It’s so sad; all my brick and mortar DVD shops have disappeared! First they came for Tower Records and I said nothing, then the came for FYE and I said, “Yikes!” and then they came and closed down CEX an South Street and I was left a mere shell of my former self, DVD-detoxing in an alley. I know I can order physical media online but it’s really about the joy of the hunt for me. I love to dig through piles of coal to discover a hidden gem (it provides a much stronger dopamine rush). It’s gotten so hopelessly dismal that I’ve turned to the mangy offerings at 7-11 and the budget trough at my local RITE AID! These are sad days indeed! But as I’ve always said, (and feel free to put this on my tombstone) “When life hands you lemons- eat them because they are delicious.” Recently at RITE AID I came across a movie called HOWL. How have I never heard of this bad boy before? It’s about werewolves on a train (!!!!) and was written by ALAN GINSBERG (last part, not true).

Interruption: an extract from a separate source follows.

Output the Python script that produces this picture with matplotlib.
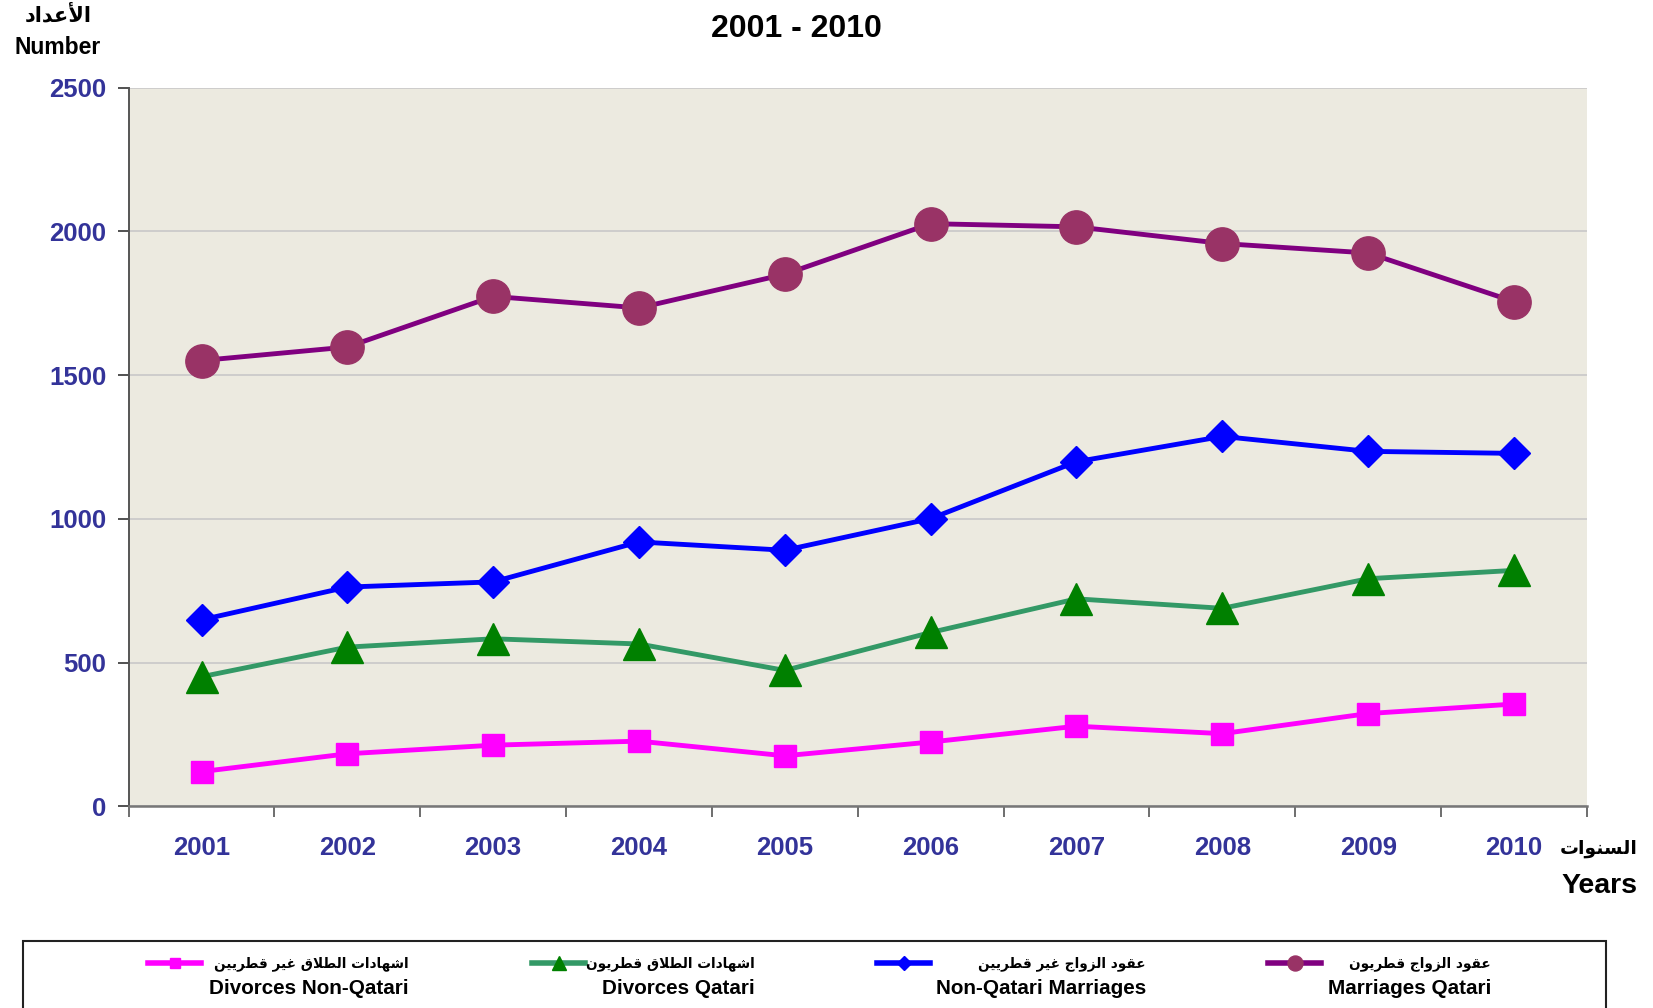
import numpy as np
import matplotlib
matplotlib.use('Agg')
import matplotlib.pyplot as plt
from matplotlib.lines import Line2D
from matplotlib.patches import Rectangle

years = ['2001', '2002', '2003', '2004', '2005', '2006', '2007', '2008', '2009', '2010']
marriages_qatari = [1551, 1598, 1774, 1734, 1851, 2027, 2016, 1958, 1925, 1756]
marriages_non_qatari = [649, 763, 781, 920, 891, 1001, 1199, 1287, 1235, 1228]
divorces_qatari = [451, 554, 583, 565, 473, 605, 722, 689, 792, 821]
divorces_non_qatari = [121, 183, 213, 227, 176, 224, 279, 253, 323, 356]

labels_en = ['Divorces Non-Qatari', 'Divorces Qatari', 'Non-Qatari Marriages', 'Marriages Qatari']
labels_ar = ['اشهادات الطلاق غير قطريين', 'اشهادات الطلاق قطريون',
             'عقود الزواج غير قطريين', 'عقود الزواج قطريون']

# arabic presentation forms: isolated, final, initial, medial (right-joining letters have 2)
FORMS = {
    'ا': '\uFE8D\uFE8E', 'أ': '\uFE83\uFE84', 'د': '\uFEA9\uFEAA', 'ر': '\uFEAD\uFEAE',
    'ز': '\uFEAF\uFEB0', 'و': '\uFEED\uFEEE',
    'ت': '\uFE95\uFE96\uFE97\uFE98', 'ج': '\uFE9D\uFE9E\uFE9F\uFEA0',
    'س': '\uFEB1\uFEB2\uFEB3\uFEB4', 'ش': '\uFEB5\uFEB6\uFEB7\uFEB8',
    'ط': '\uFEC1\uFEC2\uFEC3\uFEC4', 'ع': '\uFEC9\uFECA\uFECB\uFECC',
    'غ': '\uFECD\uFECE\uFECF\uFED0', 'ق': '\uFED5\uFED6\uFED7\uFED8',
    'ل': '\uFEDD\uFEDE\uFEDF\uFEE0', 'ن': '\uFEE5\uFEE6\uFEE7\uFEE8',
    'ه': '\uFEE9\uFEEA\uFEEB\uFEEC', 'ي': '\uFEF1\uFEF2\uFEF3\uFEF4',
    '\uFEFB': '\uFEFB\uFEFC', '\uFEF7': '\uFEF7\uFEF8',
}


def shape(text):
    text = text.replace('لا', '\uFEFB').replace('لأ', '\uFEF7')
    out = []
    for i, c in enumerate(text):
        forms = FORMS.get(c)
        if forms is None:
            out.append(c)
            continue
        prev = text[i - 1] if i > 0 else ''
        nxt = text[i + 1] if i + 1 < len(text) else ''
        jp = prev in FORMS and len(FORMS[prev]) == 4
        jn = len(forms) == 4 and nxt in FORMS
        if jp:
            out.append(forms[3] if jn else forms[1])
        else:
            out.append(forms[2] if jn else forms[0])
    return ''.join(reversed(out))


plt.rcParams['font.family'] = ['Liberation Sans', 'DejaVu Sans']
plt.rcParams['font.weight'] = 'bold'
arabic = ['DejaVu Sans']

fig = plt.figure(figsize=(16.53, 10.08), dpi=100)
ax = fig.add_axes([0.0778, 0.200, 0.8822, 0.713])
ax.set_facecolor('#ECEAE0')

x = np.arange(len(years))
series = [
    (divorces_non_qatari, '#FF00FF', '#FF00FF', 's', 16.5),
    (divorces_qatari, '#339966', '#008000', '^', 23.5),
    (marriages_non_qatari, '#0000FF', '#0000FF', 'D', 16.5),
    (marriages_qatari, '#800080', '#993366', 'o', 24),
]
for vals, lc, mc, mk, ms in series:
    ax.plot(x, vals, color=lc, lw=3.5, marker=mk, ms=ms, mfc=mc, mec=mc, zorder=3)

ax.set_xlim(-0.5, 9.5)
ax.set_ylim(0, 2500)
ax.set_yticks(range(0, 2501, 500))
ax.yaxis.grid(True, color='#C8C8C8', lw=1.2)
ax.set_axisbelow(True)
ax.set_xticks(np.arange(-0.5, 10, 1))
ax.set_xticklabels([])
ax.set_xticks(x, minor=True)
ax.set_xticklabels(years, minor=True)
ax.tick_params(axis='x', which='major', length=8, width=1.2, color='#555555', direction='out')
ax.tick_params(axis='x', which='minor', length=0, pad=21, labelsize=18.5, labelcolor='#333399')
ax.tick_params(axis='y', length=8, width=1.2, color='#333333', pad=8, labelsize=18.5, labelcolor='#333399')
for s in ['top', 'right']:
    ax.spines[s].set_visible(False)
ax.spines['left'].set_color('#555555')
ax.spines['left'].set_linewidth(1.4)
ax.spines['bottom'].set_color('#777777')
ax.spines['bottom'].set_linewidth(1.8)

W, H = 1653.0, 1008.0
fig.text(796 / W, 1 - 29 / H, '2001 - 2010', ha='center', va='center', fontsize=23, weight='bold')
fig.text(58 / W, 1 - 15 / H, shape('الأعداد'), ha='center', va='center', fontsize=15,
         weight='bold', family=arabic)
fig.text(58 / W, 1 - 48 / H, 'Number', ha='center', va='center', fontsize=16.5, weight='bold')
fig.text(1599 / W, 1 - 849 / H, shape('السنوات'), ha='center', va='center', fontsize=13.5,
         weight='bold', family=arabic)
fig.text(1599 / W, 1 - 886 / H, 'Years', ha='center', va='center', fontsize=20.5, weight='bold')

# legend box, cut by the bottom edge like the original
fig.add_artist(Rectangle((23 / W, -0.05), (1606 - 23) / W, 0.05 + 1 - 941 / H,
                         transform=fig.transFigure, fill=False, ec='#222222', lw=1.5, clip_on=False))
handle_x = [148, 532, 877, 1268]
text_right = [409, 755, 1146, 1491]
for i, (vals, lc, mc, mk, ms) in enumerate(series):
    hx = handle_x[i]
    fig.add_artist(Line2D([hx / W, (hx + 53) / W], [1 - 963 / H] * 2, transform=fig.transFigure,
                          color=lc, lw=4))
    fig.add_artist(Line2D([(hx + 26.5) / W], [1 - 963 / H], transform=fig.transFigure,
                          marker=mk, ms=ms * 0.45, mfc=mc, mec=mc, ls='none'))
    fig.text(text_right[i] / W, 1 - 964 / H, shape(labels_ar[i]), ha='right', va='center',
             fontsize=9.8, weight='bold', family=arabic)
    fig.text(text_right[i] / W, 1 - 989 / H, labels_en[i], ha='right', va='center',
             fontsize=14.9, weight='bold')

fig.savefig('out.png', dpi=100)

Folks, it would be impossible for me NOT to purchase a movie about werewolves on a train, especially when it’s only four bucks and boasts on the cover that it’s directed by the dude who did the special effects for THE DESCENT (PAUL HYETT). It truly shocks me that I have never heard of this movie before (perhaps ignoring every conceivable Horror news outlet has somehow left me out of the loop?). Was I simply not paying attention in 2015? It’s hard to believe that my ears wouldn’t instinctively perk up at the mere mention of WEREWOLVES on a TRAIN because I LOVE both werewolves and trains; they are a perfect combination! Like Ginger Rogers and Fred Flintstone! Geez, how has the long-winded THE HOWLING series never addressed such a hairy predicament before? It boggles the mind.

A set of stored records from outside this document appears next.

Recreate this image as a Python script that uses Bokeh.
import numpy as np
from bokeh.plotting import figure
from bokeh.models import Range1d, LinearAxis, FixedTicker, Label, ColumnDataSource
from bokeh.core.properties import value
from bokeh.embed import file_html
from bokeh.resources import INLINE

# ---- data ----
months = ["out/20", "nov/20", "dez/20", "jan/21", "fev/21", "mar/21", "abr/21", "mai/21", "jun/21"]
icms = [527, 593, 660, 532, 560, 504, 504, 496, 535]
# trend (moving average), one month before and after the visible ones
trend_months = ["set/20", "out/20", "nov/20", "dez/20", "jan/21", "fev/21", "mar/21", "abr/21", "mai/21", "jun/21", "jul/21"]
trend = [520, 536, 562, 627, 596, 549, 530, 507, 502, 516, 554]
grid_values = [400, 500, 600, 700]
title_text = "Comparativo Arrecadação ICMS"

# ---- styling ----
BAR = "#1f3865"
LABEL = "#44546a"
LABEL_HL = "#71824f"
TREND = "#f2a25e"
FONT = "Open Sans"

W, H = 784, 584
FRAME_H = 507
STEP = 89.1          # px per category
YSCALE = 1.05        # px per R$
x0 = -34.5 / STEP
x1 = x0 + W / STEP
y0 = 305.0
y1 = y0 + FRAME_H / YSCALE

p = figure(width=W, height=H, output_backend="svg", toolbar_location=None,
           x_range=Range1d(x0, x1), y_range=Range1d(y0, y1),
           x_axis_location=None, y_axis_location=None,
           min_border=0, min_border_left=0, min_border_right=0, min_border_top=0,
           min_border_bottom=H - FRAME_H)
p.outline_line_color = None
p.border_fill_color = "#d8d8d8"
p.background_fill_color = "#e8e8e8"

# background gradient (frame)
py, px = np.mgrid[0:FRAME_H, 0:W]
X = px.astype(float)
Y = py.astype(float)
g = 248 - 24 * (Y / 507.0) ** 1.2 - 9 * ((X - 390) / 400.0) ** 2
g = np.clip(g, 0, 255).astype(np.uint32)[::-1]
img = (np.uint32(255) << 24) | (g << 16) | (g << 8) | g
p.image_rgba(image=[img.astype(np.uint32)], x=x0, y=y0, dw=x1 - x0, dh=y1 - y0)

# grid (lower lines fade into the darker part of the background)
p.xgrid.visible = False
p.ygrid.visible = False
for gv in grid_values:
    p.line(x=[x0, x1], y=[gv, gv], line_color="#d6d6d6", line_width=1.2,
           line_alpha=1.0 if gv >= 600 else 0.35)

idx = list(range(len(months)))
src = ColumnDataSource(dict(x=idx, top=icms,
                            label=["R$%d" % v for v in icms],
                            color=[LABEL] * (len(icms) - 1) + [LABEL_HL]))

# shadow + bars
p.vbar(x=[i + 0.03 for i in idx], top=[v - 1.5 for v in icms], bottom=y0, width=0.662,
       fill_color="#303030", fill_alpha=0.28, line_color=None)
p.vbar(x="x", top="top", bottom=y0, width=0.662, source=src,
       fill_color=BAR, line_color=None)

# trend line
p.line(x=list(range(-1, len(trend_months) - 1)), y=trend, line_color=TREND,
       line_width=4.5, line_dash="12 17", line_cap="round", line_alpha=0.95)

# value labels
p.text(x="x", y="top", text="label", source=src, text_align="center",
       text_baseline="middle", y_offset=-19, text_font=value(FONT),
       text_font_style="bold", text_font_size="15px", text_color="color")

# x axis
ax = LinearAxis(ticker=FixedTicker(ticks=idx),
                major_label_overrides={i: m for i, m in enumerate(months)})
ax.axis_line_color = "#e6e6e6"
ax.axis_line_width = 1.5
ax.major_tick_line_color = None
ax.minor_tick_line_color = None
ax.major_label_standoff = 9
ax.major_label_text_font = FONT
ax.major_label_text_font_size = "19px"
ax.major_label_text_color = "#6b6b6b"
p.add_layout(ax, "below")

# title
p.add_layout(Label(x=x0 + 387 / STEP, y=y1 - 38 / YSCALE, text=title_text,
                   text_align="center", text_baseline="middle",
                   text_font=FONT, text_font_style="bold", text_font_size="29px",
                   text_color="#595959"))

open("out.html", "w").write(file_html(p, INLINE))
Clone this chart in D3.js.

Anyway, HOWL concerns a put-upon, mild-mannered train guard named Joe (ED SPELEERS) whose night shift turns out to be a nightmare due to a scraggly slew of passengers ripped straight from an AGATHA CHRISTIE novel and a deer-caused derailment that strands the motley crew in lycanthrope-land. Like any sadsack worth his salt, Joe also must deal with a haranguing bully (ELLIOT COWAN) and an elusive love interest (HOLLY WESTON). A lot of tension comes from the passengers failing to consolidate against the surrounding threat once it rears its snarling head and turning on each other with dire results. For the most part, many of the characters are as dimensional as CLUE cards but they’re an entertaining bunch just the same. My lone gripe would be that an overweight character is too routinely presented as comic relief to the annoying point that he seems lifted from a lazy teen sex comedy from the early eighties.
But hey, who cares about characterization when the majority of the cast is going to end up either howling at the moon or ripped to shreds? The werewolves in this movie are pretty awesome and duly threatening. Up close they’re like furry, roiding RAWHEAD REX sized mutants with few, if any, canine characteristics. From a distance, weaving through the dark forest is when they are at their most haunting and daunting. They’re often presented as shadowy silhouettes with glowing eyes, not unlike the ghostly beings in THE FOG and it’s damn striking. Actually, the whole look of the film is rather slick and stylish. I read some complaints online about the handling of the train itself, that the effect looks like a toy model but I have to say, I really dug that aspect of it. I think it gives the picture an unreal/dream quality and reads like an apathetic God’s view looking down upon the tiny tragedy below.
All in all, HOWL is a blast of old school fun and probably the most enjoyable werewolf movie I’ve seen in a dog’s age. It’s perfect late night fare with its claustrophobic setting and its “who will be infected next?” paranoid vibe. I found myself worrying for the few passengers that weren’t obnoxious and looking forward to the demises of the ones who got on my nerves and that’s just what I signed up for (besides werewolves and trains). The end comeuppance for the film’s main antagonist is especially gratifying. If you should stumble across HOWL hanging out in your local bargain bin I suggest you snatch it up right quick. I’m hoping and guessing as word gets out it will gain in popularity and cult approval over the years but in the meantime, it’ll fit quite nicely on my DVD shelf somewhere between THE HOWLING and TERROR TRAIN.